Grade I listed former church in York, England

St Michael's Church is a Grade I listed former parish church in the Church of England, on Spurriergate in York, England.

==History==
The church dates from the 12th century with elements from the 14th and 15th centuries. It was reduced in size in 1821 by J. B. and W. Atkinson. The foundation stone of the new wall of the east end was laid by the rector on 15 January 1821. Work was completed on 16 June 1822.

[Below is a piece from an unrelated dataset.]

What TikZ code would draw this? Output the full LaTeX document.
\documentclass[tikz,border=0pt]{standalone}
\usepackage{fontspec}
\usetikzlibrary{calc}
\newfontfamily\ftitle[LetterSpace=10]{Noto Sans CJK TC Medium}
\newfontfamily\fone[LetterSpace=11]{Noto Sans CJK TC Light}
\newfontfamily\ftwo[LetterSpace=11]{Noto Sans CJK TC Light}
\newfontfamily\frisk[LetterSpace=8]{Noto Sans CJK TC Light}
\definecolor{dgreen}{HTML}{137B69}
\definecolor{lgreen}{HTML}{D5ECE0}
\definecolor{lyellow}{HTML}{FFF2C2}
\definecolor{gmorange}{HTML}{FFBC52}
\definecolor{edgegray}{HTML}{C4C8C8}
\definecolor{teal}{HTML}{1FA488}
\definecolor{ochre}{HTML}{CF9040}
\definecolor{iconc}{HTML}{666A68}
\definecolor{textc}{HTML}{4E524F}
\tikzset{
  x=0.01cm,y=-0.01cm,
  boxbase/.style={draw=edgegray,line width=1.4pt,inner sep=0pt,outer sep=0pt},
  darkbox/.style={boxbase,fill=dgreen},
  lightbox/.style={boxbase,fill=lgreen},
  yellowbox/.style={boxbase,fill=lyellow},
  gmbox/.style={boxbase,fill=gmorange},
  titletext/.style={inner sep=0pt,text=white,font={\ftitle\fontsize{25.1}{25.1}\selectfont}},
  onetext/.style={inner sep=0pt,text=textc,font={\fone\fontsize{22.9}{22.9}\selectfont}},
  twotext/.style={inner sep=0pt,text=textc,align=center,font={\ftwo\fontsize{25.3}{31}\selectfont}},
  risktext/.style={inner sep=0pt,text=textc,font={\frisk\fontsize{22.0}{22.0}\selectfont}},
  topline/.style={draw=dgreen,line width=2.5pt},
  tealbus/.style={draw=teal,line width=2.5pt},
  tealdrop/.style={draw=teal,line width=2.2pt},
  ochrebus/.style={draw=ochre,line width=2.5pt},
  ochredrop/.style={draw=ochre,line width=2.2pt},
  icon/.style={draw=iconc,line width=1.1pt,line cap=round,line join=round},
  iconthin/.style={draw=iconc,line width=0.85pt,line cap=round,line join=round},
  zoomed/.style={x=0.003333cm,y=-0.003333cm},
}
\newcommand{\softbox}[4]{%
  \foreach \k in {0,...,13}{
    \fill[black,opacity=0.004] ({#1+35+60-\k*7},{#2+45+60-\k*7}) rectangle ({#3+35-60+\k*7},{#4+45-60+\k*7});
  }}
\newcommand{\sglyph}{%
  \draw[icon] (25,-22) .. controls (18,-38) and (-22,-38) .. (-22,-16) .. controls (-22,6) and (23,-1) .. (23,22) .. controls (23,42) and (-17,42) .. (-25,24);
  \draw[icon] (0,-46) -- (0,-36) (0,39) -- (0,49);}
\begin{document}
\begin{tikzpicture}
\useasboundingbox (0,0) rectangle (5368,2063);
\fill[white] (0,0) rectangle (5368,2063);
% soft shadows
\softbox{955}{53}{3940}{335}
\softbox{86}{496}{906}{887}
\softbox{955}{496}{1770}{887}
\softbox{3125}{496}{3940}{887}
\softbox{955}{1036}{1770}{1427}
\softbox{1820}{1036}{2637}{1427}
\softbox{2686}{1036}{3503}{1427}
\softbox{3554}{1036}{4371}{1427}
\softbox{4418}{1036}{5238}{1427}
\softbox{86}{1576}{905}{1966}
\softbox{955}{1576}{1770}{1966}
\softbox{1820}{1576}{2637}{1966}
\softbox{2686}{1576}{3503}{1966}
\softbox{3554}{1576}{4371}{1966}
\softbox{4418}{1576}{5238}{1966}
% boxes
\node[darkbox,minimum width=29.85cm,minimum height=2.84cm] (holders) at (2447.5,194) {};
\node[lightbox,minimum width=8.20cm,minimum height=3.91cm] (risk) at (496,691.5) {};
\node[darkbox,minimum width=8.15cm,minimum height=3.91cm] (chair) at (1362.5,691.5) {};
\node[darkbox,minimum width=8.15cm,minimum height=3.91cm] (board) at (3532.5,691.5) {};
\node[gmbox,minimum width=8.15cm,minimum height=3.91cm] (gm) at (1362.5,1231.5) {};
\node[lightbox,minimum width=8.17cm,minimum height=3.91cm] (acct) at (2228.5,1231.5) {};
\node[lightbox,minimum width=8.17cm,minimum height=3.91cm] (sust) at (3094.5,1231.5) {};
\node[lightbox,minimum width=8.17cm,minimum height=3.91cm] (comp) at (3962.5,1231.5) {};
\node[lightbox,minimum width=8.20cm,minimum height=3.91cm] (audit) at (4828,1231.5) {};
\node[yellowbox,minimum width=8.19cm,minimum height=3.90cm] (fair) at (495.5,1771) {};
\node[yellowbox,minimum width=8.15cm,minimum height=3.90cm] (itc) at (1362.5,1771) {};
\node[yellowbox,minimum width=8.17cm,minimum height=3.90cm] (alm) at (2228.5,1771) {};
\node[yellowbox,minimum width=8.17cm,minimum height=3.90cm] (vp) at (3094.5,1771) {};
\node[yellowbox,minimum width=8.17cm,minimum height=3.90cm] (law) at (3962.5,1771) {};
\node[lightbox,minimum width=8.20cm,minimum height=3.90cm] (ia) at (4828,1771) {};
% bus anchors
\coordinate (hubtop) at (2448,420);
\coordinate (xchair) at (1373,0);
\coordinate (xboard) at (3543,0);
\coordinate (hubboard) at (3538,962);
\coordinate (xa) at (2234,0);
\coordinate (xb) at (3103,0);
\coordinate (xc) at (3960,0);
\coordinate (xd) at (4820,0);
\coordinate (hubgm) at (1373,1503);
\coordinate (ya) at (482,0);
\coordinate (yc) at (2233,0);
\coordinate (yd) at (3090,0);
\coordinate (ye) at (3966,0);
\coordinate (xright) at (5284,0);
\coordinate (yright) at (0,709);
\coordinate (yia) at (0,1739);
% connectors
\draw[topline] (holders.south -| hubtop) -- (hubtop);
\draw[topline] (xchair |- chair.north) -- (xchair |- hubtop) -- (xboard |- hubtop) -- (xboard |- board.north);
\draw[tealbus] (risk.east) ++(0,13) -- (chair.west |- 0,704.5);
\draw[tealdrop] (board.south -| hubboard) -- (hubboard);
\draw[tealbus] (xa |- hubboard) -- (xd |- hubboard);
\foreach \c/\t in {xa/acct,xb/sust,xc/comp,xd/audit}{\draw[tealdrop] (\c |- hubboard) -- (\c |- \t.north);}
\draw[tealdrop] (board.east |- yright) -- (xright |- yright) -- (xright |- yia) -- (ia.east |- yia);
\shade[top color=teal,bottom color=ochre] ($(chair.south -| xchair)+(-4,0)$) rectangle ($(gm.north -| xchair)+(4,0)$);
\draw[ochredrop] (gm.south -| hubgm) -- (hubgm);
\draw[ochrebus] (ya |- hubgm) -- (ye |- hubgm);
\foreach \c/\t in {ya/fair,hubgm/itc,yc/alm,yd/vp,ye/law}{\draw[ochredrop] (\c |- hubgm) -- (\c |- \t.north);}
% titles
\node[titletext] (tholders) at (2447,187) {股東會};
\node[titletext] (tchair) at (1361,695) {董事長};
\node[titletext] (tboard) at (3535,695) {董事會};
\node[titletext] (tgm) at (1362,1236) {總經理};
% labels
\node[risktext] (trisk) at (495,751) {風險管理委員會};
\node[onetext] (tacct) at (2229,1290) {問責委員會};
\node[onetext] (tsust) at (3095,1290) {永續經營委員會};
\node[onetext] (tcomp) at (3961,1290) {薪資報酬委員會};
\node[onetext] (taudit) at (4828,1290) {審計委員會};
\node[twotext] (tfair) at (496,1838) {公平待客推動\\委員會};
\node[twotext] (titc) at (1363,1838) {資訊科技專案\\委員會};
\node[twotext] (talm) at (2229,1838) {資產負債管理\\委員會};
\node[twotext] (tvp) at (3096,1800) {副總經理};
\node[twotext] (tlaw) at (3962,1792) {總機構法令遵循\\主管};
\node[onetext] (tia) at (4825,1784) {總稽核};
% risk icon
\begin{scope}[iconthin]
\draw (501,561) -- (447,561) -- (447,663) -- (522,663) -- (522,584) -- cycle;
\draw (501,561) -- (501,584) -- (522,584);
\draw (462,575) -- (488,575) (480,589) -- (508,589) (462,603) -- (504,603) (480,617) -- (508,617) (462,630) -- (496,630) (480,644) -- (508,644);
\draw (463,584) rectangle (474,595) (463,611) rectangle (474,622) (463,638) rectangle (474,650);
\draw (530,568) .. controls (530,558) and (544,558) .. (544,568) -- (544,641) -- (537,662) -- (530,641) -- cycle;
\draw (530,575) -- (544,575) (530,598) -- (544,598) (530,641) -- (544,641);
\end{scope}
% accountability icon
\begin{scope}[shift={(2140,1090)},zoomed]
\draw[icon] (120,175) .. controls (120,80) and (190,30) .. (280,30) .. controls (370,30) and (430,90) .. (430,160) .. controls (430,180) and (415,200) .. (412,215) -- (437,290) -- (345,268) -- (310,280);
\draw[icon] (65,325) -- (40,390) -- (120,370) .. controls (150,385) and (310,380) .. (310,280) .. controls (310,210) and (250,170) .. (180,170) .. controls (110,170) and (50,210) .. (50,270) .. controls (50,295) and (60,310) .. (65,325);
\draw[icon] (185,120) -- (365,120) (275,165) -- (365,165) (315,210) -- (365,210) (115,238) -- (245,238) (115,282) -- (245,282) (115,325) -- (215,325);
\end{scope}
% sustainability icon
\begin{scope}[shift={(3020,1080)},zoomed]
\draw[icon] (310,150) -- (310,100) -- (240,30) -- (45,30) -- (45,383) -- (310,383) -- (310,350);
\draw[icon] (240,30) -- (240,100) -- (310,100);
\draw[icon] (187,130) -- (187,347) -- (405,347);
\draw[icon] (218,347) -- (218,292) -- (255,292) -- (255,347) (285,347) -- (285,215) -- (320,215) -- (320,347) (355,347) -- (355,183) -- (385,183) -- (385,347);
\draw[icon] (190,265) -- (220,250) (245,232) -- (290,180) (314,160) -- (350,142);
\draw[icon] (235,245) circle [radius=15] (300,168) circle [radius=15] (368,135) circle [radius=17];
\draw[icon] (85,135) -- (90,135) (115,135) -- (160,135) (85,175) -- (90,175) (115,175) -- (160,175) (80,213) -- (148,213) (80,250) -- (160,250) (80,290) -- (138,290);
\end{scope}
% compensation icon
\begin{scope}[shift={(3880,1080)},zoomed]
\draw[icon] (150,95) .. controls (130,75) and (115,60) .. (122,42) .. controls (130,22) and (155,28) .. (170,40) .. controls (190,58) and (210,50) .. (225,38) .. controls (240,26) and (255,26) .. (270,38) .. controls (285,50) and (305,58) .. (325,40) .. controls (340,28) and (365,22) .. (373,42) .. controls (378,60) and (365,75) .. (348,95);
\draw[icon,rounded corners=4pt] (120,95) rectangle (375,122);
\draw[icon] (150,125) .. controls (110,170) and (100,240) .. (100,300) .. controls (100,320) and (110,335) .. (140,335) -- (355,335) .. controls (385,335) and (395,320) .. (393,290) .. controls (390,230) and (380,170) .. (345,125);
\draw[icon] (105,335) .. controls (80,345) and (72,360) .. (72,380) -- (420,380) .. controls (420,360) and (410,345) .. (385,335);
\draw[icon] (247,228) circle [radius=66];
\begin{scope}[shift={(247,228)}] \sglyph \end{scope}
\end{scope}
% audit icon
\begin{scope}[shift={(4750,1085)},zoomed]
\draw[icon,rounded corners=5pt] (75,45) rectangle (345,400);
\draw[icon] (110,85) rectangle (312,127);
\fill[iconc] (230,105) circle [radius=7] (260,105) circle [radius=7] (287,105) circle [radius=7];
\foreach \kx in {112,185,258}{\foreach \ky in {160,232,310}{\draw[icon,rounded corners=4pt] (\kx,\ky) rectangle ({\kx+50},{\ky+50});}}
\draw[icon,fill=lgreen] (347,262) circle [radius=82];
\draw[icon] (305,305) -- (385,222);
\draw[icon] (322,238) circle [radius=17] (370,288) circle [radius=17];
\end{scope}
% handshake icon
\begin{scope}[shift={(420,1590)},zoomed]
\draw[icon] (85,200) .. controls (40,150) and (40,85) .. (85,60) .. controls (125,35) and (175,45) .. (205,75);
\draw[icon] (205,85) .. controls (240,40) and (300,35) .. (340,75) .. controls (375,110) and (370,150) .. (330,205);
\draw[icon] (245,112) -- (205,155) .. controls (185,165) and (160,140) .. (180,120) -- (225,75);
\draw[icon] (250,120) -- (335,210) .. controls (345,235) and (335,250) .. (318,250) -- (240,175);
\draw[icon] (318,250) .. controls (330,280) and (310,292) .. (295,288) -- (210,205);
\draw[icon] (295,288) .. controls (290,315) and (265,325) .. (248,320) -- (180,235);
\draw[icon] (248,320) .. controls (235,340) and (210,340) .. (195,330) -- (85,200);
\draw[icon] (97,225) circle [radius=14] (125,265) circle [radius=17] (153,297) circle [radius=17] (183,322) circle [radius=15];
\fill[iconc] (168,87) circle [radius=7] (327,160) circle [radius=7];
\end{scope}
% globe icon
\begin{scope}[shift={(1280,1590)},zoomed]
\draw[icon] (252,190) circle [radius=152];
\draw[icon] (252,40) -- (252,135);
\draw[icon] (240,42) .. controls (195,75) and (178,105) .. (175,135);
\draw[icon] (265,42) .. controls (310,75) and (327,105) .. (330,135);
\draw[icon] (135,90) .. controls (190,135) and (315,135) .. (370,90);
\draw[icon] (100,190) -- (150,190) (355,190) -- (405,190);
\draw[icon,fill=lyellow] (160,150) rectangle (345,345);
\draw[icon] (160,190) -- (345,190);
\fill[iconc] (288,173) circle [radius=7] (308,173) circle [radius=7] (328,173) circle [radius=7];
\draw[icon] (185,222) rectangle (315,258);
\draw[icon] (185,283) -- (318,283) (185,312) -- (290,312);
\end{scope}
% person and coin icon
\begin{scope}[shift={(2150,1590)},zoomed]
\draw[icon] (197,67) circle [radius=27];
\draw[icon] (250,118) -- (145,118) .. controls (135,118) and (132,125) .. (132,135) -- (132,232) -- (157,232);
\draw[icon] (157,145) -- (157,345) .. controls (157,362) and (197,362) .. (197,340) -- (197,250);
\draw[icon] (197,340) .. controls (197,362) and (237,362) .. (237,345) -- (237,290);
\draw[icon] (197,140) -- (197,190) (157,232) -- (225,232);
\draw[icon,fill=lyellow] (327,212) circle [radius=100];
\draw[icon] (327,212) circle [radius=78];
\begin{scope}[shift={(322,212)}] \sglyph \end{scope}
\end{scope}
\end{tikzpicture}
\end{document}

The tower was lowered between 1966 and 1967. The church was declared redundant and closed in 1984. The building re-opened as a restaurant and cafe in 1989. The conversion retained a small chapel upstairs which is used occasionally for worship.

==Clock==
The exterior west end of the south wall contains a painted clock face. The clock mechanism inside is inscribed with "Reconstructed by G. J. F. Newey in 1896". The clock was originally inset to the tower, but after its lowering in 1966, it was moved to its current location.

==Organ==
The church contained an organ by Denman and Son which was installed in 1890. It had nine stops on the swell, seven on the great, two on the pedal and cost just over £300 (equivalent to £ in ). It was transferred in 1972 to All Saints' Church, Castleford. A specification of the organ can be found on the National Pipe Organ Register. The church also contained a three stop continuo organ by Grant Degens and Bradbeer, dating from 1969, which was moved to Lund Parish Church in 1973 and subsequently Southwell Minster. A specification of the organ can be found on the National Pipe Organ Register.

==See also==
- Grade I listed buildings in the City of York
- Listed buildings in York (within the city walls, northern part)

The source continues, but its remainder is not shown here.